Let me say first that the GOP Supreme Court appointees are more guaranteed to be abomniable on economic issues, where all the recent GOP appointees (save Souter on occasion) have supported an expanded "takings clause" to strike down land use regulations and are moving to do the same with regulatory actions. The "federalism" expansion is also on the road to further eliminate federal regulation over a range of areas.
But on abortion, the problem with Moore's argument is that we now have a 5-4 majority on Roe v. Wade. So if Bush gets to replace Stevens (not unlikely), that's still playing a pretty big bet, since while Moore cites three pro-choice COPers, there are four much more vehemently anti-choice GOPers on the court. So assuming the odds reflect that fact, that's over 50% chance that Roe v. Wade loses its majority.

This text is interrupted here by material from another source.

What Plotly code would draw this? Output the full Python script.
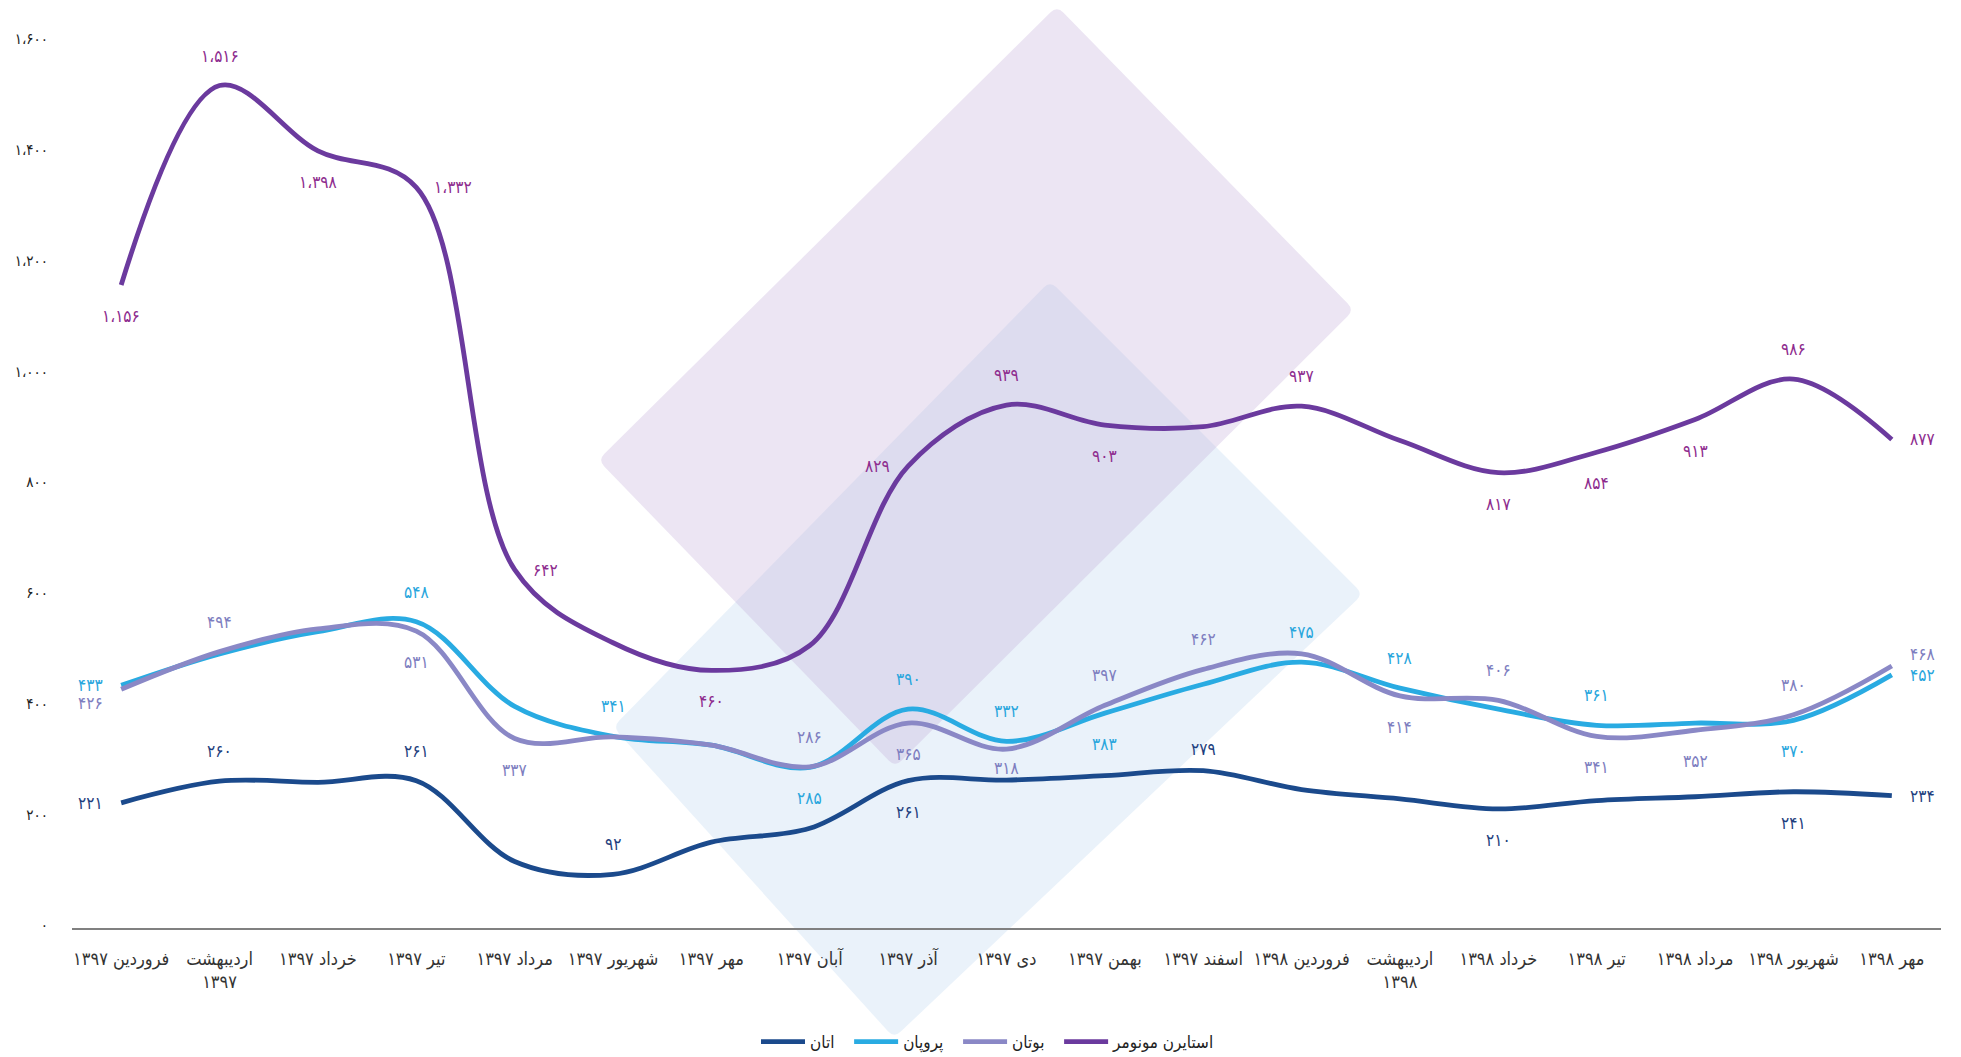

And it's worth remembering that Blackmun was only on the Court because Democrats defeated two much more rightwing Nixon nominees. Sandra Day O'Connor reflects Reagan's promise to appoint a female Supreme Court justice and the almost impossible challenge of finding prominent anti-choice female GOPers in 1981 - and O'Connor has been voting pretty consistently with the rightwing on federalism issues like striking down the Violence Against Women Act. Souter is the only justice who counts as a real "mistake" on the order of Eisenhower's appointment of Brennan and Marshall or Nixon's appointment of Blackmun.
And it's worth noting that there has been no similar uncertainty in Dem appointees to the Court since Kennedy's appointment of the conservative Byron White. Every Johnson and Clinton appointee to the Court has been pro-choice.

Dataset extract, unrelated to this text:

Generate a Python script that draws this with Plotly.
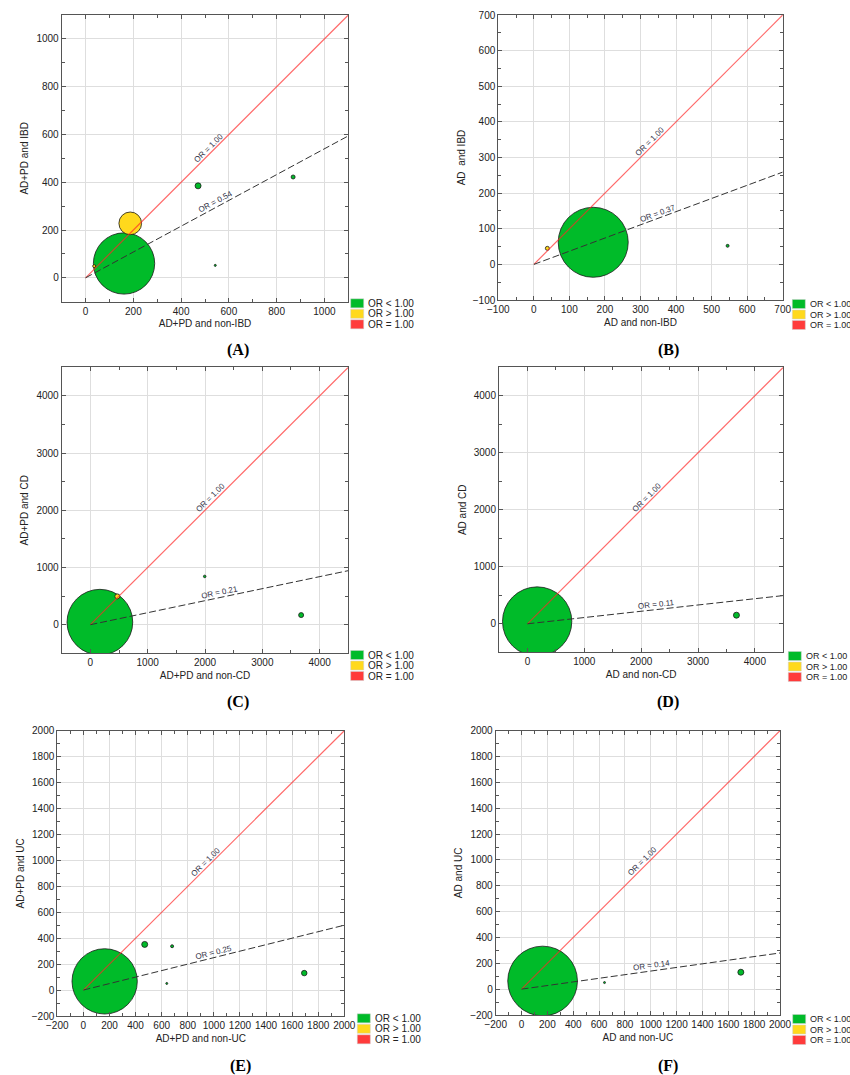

Given the bare majority for Roe, the Rehnquist federalism crusade, and the expansion of "takings" rulings by the Court, who gets to appoint Supreme Court appointees will make a very big difference in our lives.
Notably missing from Moore's analysis of why the GOP does not guarantee the loss of Roe v. Wade is the fact that election of Gore essentially guarantees its preservation.
So given the choice between the faint hope that the GOP screws up in trying to overturn Roe and the guarantee of its preservation, most folks will take the guarantee. On abortion, that's not even lesser-evilism. That's just the right vote.